ONLINE CHURCH BULLETIN
Are You Reconciled to God?
Panfilo de Narvaez (1478-1528) was a Spanish patriot, conqueror and soldier in the Americas. It is reported that as
Narvaez lay dying, a priest asked him whether he had forgiven all his enemies. Narvaez looked astonished and said,
"Sir, I have no enemies. I have shot them all." That's one way to get rid of your enemies. But there is another way. Abraham Lincoln once said, "The best way to destroy an enemy is to make him a friend." Fifty years after the horrific battle of Gettysburg, something happened that demonstrated the power of Lincoln's idea. According to author and film-maker Ken Bums in The Civil War, in 1913 the Federal government sponsored a 50th anniversary reunion at Gettysburg for three days. Thousands of survivors bivouacked in the once bloody battlefield where soldiers from the North and South had shot and killed one another by the tens of thousands. The climax of the gathering was a reenactment of Pickett's Charge. Thousands watched as Union veterans took their position on Cemetery Ridge and waited as their old adversaries emerged on Seminary Ridge and started toward them across the long, flat fields. Philip Meyers (who witnessed the event as an 18-year-old) wrote, "We could see not rifles and bayonets but canes and crutches. We soon could distinguish the more agile ones aiding those less able to maintain their place in the ranks." As they neared the northern line, the Southerners broke into one final, defiant rebel yell. At the sound, "after half a century of silence, a moan, a sigh, a gigantic gasp of unbelief' rose from the Union men on Cemetery Ridge. "It was then," Meyers wrote, "that the Yankees, unable to restrain themselves longer, burst from behind the stone wall, and flung themselves upon their former enemies. . . .not in mortal combat, but reunited in brotherhood and affection" (p 412).
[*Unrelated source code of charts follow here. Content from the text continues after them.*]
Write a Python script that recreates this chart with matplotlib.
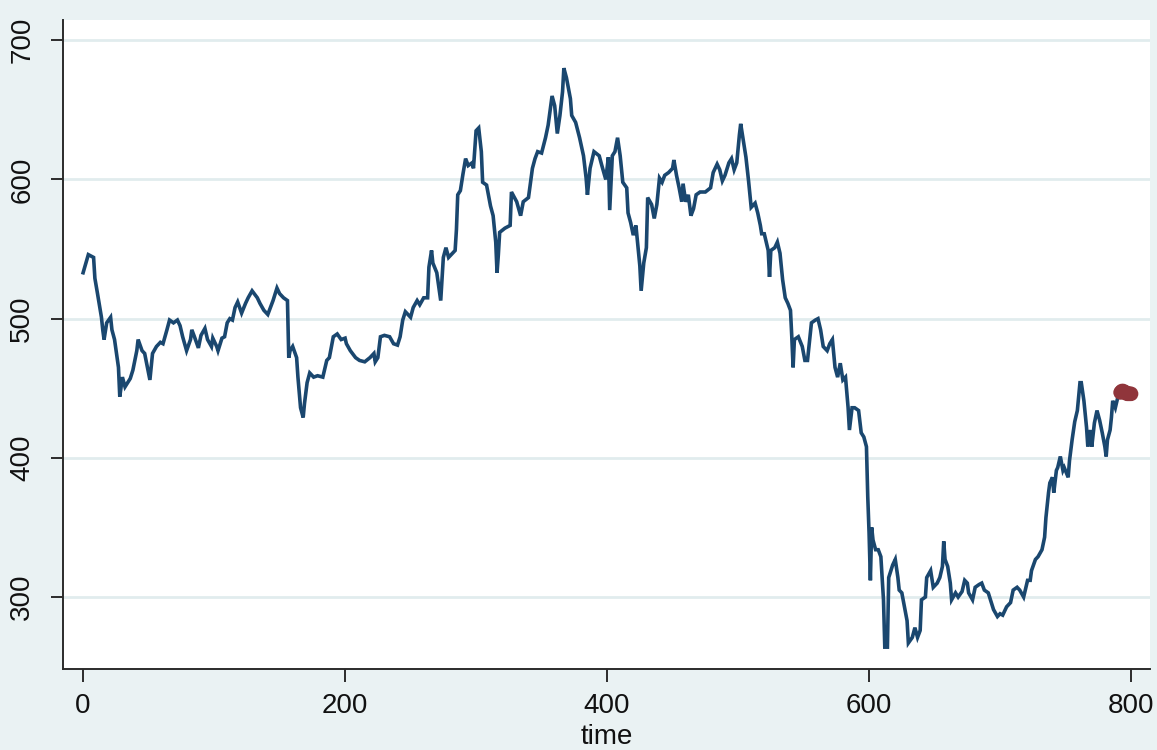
import matplotlib
matplotlib.use("Agg")
import matplotlib.pyplot as plt

plt.rcParams['font.family'] = ['Liberation Sans', 'DejaVu Sans']

# observed series (time, value)
time = [0, 4, 8, 9, 11, 14, 15, 16, 18, 21, 22, 24, 27, 28, 30, 32, 36, 38, 41, 42, 45, 47, 50, 51, 53, 56, 59, 61,
        64, 66, 69, 72, 74, 76, 79, 82, 83, 85, 88, 90, 93, 95, 98, 99, 102,
        103, 106, 108, 110, 112, 114, 116, 118, 121, 124, 126, 129, 133, 135, 138, 141, 143, 145, 148, 150, 153, 156,
        157, 158, 160, 163, 164, 166, 168, 169, 171, 173, 176, 179, 183, 186, 188, 191, 194, 197, 200,
        201, 204, 208, 211, 215, 219, 222, 223, 225, 227, 230, 234, 237, 240, 242, 244, 246, 250, 252, 255, 257, 260,
        263, 264, 266, 267, 270, 272, 273, 275, 277, 279, 282, 284, 285, 286, 288, 290, 292, 294, 297, 298, 300, 302,
        304, 305, 308, 311, 313, 315, 316, 317, 318, 322, 326, 327, 331, 334, 336, 340, 343, 345, 347, 350, 353, 355,
        358, 360, 362, 364, 366, 367, 369, 372, 373, 376, 379, 382, 384, 385, 387, 390, 394, 396, 399, 401, 402, 404,
        406, 408, 410, 412, 415, 416, 418, 420, 422, 424, 425, 426, 428, 430, 431, 434, 436, 438, 440, 442, 444, 447,
        450, 451, 453, 455, 457, 458, 460, 462, 464, 466, 468, 471, 475, 479, 481, 484, 486, 488, 490, 493, 495, 497,
        499, 501, 502,
        504, 506, 508, 510, 513, 515, 517, 518, 520, 523, 524, 525, 528, 530, 532, 534, 536, 538, 540, 541, 542, 543,
        546, 549, 551, 553, 556, 559, 561, 563, 565, 568, 570, 572, 574, 576, 578, 580, 582, 584, 585, 587, 589, 592,
        594, 596, 598,
        599, 600, 601, 602, 603, 605, 607, 609, 611, 612, 614, 615, 618, 620, 622, 623, 625, 627, 629, 630, 633, 635,
        637, 639, 640, 643, 644, 647, 649, 652, 654, 656, 657, 658, 660, 662, 663, 666, 668, 671, 673, 675, 676, 679,
        681, 684, 686, 688, 691, 692, 695, 698, 700, 702,
        705, 708, 710, 713, 715, 718, 721, 723, 724, 727, 729, 732, 734, 735, 737, 738, 740, 741, 743, 744, 746, 748,
        749, 752, 753, 755, 757, 759, 761, 762, 764, 766, 767, 769, 770, 772, 774, 776, 778, 780, 781, 782, 784, 785,
        786, 788, 790, 791]
value = [533, 546, 544, 529, 518, 501, 492, 485, 497, 501, 492, 485, 465, 444, 458, 451, 457, 463, 477, 485, 477, 475,
         461, 456, 475, 480, 483, 482, 492, 499, 497, 499, 495, 487, 477, 485, 492, 487, 479, 488, 493, 485, 480, 486,
         480,
         477, 486, 487, 497, 500, 499, 508, 512, 504, 511, 515, 520, 515, 511, 506, 503, 508, 513, 522, 518, 515, 513,
         472, 477, 480, 472, 458, 436, 429, 439, 454, 461, 458, 459, 458, 470, 472, 487, 489, 485, 486,
         482, 477, 472, 470, 469, 472, 475, 469, 472, 487, 488, 487, 482, 481, 487, 499, 505, 501, 508, 513, 510, 515,
         515, 537, 549, 540, 533, 520, 513, 544, 551, 544, 547, 549, 564, 589, 592, 604, 615, 610, 612, 608, 635, 637,
         620, 598, 596, 581, 574, 555, 533, 546, 562, 565, 567, 591, 584, 574, 584, 587, 608, 615, 620, 619, 630, 639,
         660, 653, 633, 646, 663, 680, 673, 658, 646, 641, 630, 617, 601, 589, 608, 620, 617, 610, 600, 616, 578, 617,
         620, 630, 617, 598, 594, 576, 569, 560, 567, 548, 538, 520, 540, 551, 587, 582, 572, 582, 601, 598, 603, 605,
         608, 614, 603, 594, 584, 597, 584, 589, 574, 579, 589, 591, 591, 594, 605, 611, 607, 599, 603, 612, 615, 607,
         612, 632, 640,
         628, 616, 599, 580, 583, 576, 567, 561, 561, 549, 530, 549, 551, 555, 547, 528, 515, 511, 506, 487, 465, 485,
         487, 480, 470, 470, 497, 499, 500, 492, 480, 477, 482, 485, 465, 458, 468, 456, 458, 436, 420, 436, 436, 434,
         418, 415, 408,
         372, 346, 312, 350, 341, 334, 334, 329, 298, 264, 264, 314, 323, 327, 314, 305, 303, 293, 283, 267, 271, 278,
         271, 276, 298, 300, 314, 319, 307, 310, 314, 322, 340, 327, 322, 310, 298, 303, 300, 304, 312, 310, 303, 298,
         307, 309, 310, 305, 303, 300, 291, 286, 288, 287,
         293, 296, 305, 307, 305, 300, 312, 312, 319, 327, 329, 334, 343, 357, 375, 382, 386, 375, 391, 393, 401, 391,
         393, 386, 398, 413, 426, 434, 454, 454, 441, 422, 408, 420, 408, 425, 434, 427, 418, 408, 401, 413, 420, 429,
         441, 436, 444, 446]

# highlighted (forecast) points
time_fc = [792, 793, 794, 795, 796, 797, 798, 799, 800]
value_fc = [447, 448, 448, 447, 447, 446, 446, 446, 446]

xticks = [0, 200, 400, 600, 800]
yticks = [300, 400, 500, 600, 700]

BG = '#EAF2F3'
GRID = '#E1ECEE'
NAVY = '#1A476F'
MAROON = '#90353B'
AX = '#2b2b2b'

fig = plt.figure(figsize=(11.57, 7.5), dpi=100, facecolor=BG)
ax = fig.add_axes([0.0545, 0.108, 0.9395, 0.865])
ax.set_facecolor('white')

ax.plot(time, value, color=NAVY, lw=2.6, solid_joinstyle='miter', zorder=3)
ax.scatter(time_fc, value_fc, s=110, color=MAROON, zorder=4, edgecolors='none')

ax.set_xlim(-15.3, 814.5)
ax.set_ylim(248.3, 714.4)
ax.set_xticks(xticks)
ax.set_yticks(yticks)
ax.set_yticklabels([str(v) for v in yticks], rotation=90, va='center')

for y in yticks:
    ax.axhline(y, color=GRID, lw=2.0, zorder=1)

for s in ['top', 'right']:
    ax.spines[s].set_visible(False)
for s in ['left', 'bottom']:
    ax.spines[s].set_color(AX)
    ax.spines[s].set_linewidth(1.4)

ax.tick_params(axis='both', direction='out', length=9, width=1.4, color=AX,
               labelsize=20, labelcolor='#111111')
ax.tick_params(axis='x', pad=8)
ax.tick_params(axis='y', pad=11)

ax.set_xlabel('time', fontsize=20, color='#111111', labelpad=4)

fig.savefig('out.png', dpi=100, facecolor=BG)
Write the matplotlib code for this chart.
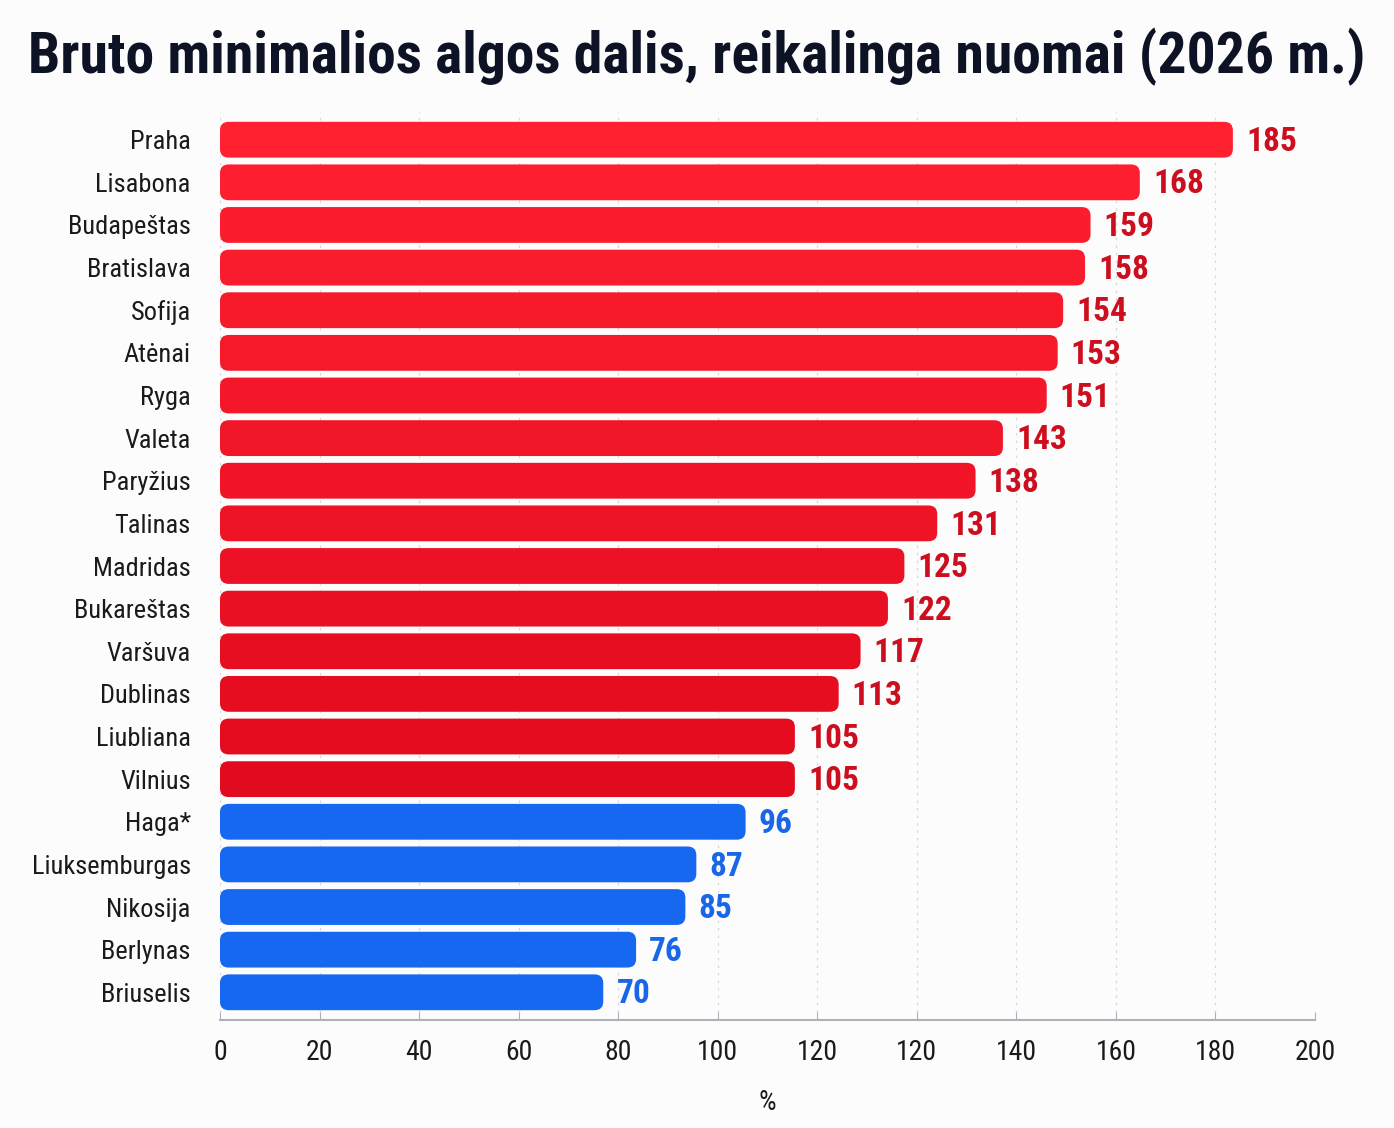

The best way to destroy an enemy is to make him a friend. Wonder where Lincoln learned that? We don't know for certain. But history records that (for whatever reasons) Lincoln often read the Bible and could quote large portions of it. If so, he would have often read about the concept of reconciliation ("to re-establish friendly relations; to bring to agreement again" [Webster's Universal Dictionary and Thesaurus]). The Bible often asserts God under took the most dramatic and costly (to Himself) steps to destroy the enmity human sin had placed between man and his Maker. Hebrews 2:17 is one place Lincoln would have read about God's efforts to make man His friend again. There the inspired writer hammers home that Jesus became a man so "that He might be a merciful and faithful high priest in things pertaining to God, to make reconciliation for the sins of the people" (kjv). Another place is Romans 5:10-11— "For if when we were enemies we were reconciled to God through the death of His Son, much more, having been reconciled, we shall be saved by His life. And not only that, but we also rejoice in God through our Lord Jesus Christ, through whom we have now received the reconciliation." The cross of Christ proves that God wants to destroy His enemies - not by killing them, but by making them His friends. Are you reconciled to God?